[Stated task] Identify and pull out each line of the entries in which "this" occurs.

--- begin Working data ---

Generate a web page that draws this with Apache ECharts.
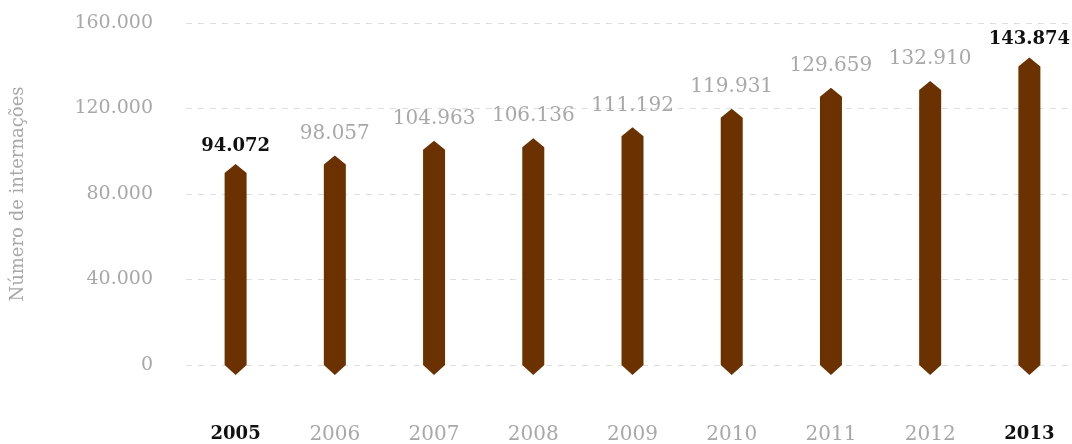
<!DOCTYPE html>
<html>
<head>
<meta charset="utf-8">
<script src="https://cdn.jsdelivr.net/npm/echarts@6/dist/echarts.min.js"></script>
<style>html,body{margin:0;padding:0;background:#fff}#c{width:1072px;height:444px}</style>
</head>
<body>
<div id="c"></div>
<script>
var categories = ['2005','2006','2007','2008','2009','2010','2011','2012','2013'];
var values = [94072, 98057, 104963, 106136, 111192, 119931, 129659, 132910, 143874];
var highlighted = ['2005','2013'];
var yTicks = [0, 40000, 80000, 120000, 160000];

var FONT = '"DejaVu Serif", serif';
var GRAY = '#a8a8a8';
function fmt(v){ return String(v).replace(/\B(?=(\d{3})+(?!\d))/g, '.'); }

var chart = echarts.init(document.getElementById('c'), null, {renderer:'canvas'});
chart.setOption({
  animation: false,
  grid: {left: 186, width: 893, top: 23, height: 342, containLabel: false, outerBoundsMode: 'none'},
  xAxis: {
    type: 'category',
    data: categories,
    axisLine: {show: false},
    axisTick: {show: false},
    axisLabel: {
      margin: 60,
      formatter: function(v){ return highlighted.indexOf(v) >= 0 ? '{b|' + v + '}' : '{n|' + v + '}'; },
      rich: {
        b: {fontFamily: FONT, fontSize: 18, fontWeight: 'bold', color: '#111'},
        n: {fontFamily: FONT, fontSize: 20, color: GRAY}
      }
    }
  },
  yAxis: {
    type: 'value',
    min: yTicks[0], max: yTicks[yTicks.length-1], interval: 40000,
    name: 'Número de internações',
    nameLocation: 'middle',
    nameGap: 159,
    nameTextStyle: {fontFamily: FONT, fontSize: 18, color: GRAY},
    axisLine: {show: false},
    axisTick: {show: false},
    axisLabel: {margin: 33, fontFamily: FONT, fontSize: 19, color: GRAY, formatter: function(v){ return fmt(v); }},
    splitLine: {lineStyle: {color: '#dedede', type: [6, 6], width: 1}}
  },
  series: [{
    type: 'custom',
    data: values.map(function(v, i){ return [i, v]; }),
    clip: false,
    renderItem: function(params, api){
      var i = api.value(0), v = api.value(1);
      var top = api.coord([i, v]);
      var bot = api.coord([i, 0]);
      var x = top[0], hw = 11, tip = 9;
      var hl = highlighted.indexOf(categories[i]) >= 0;
      return {
        type: 'group',
        children: [{
          type: 'polygon',
          shape: {points: [[x, top[1]], [x+hw, top[1]+tip], [x+hw, bot[1]], [x, bot[1]+10], [x-hw, bot[1]], [x-hw, top[1]+tip]]},
          style: {fill: '#6b3200'}
        }, {
          type: 'text',
          x: x, y: top[1] - (hl ? 9 : 12),
          style: {
            text: fmt(v),
            textAlign: 'center', textVerticalAlign: 'bottom',
            font: (hl ? 'bold 18px ' : '20px ') + FONT,
            fill: hl ? '#111' : GRAY
          }
        }]
      };
    }
  }]
});
</script>
</body>
</html>
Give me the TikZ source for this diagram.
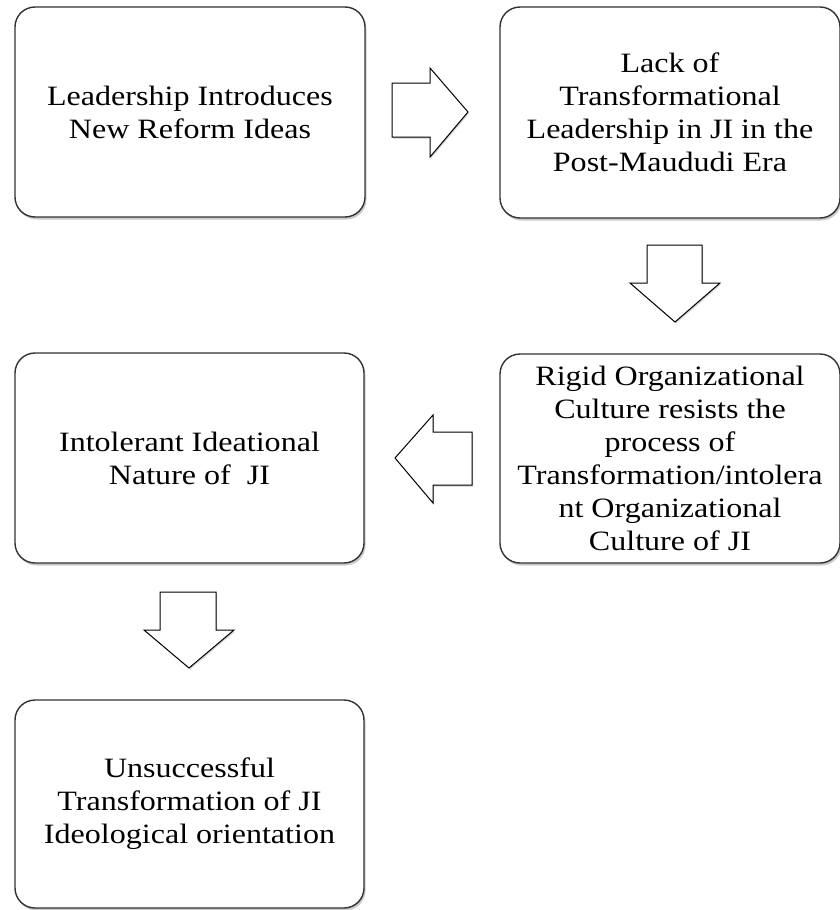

--- end Working data ---

[Task response]
Generate a web page that draws this with Apache ECharts.
Give me the TikZ source for this diagram.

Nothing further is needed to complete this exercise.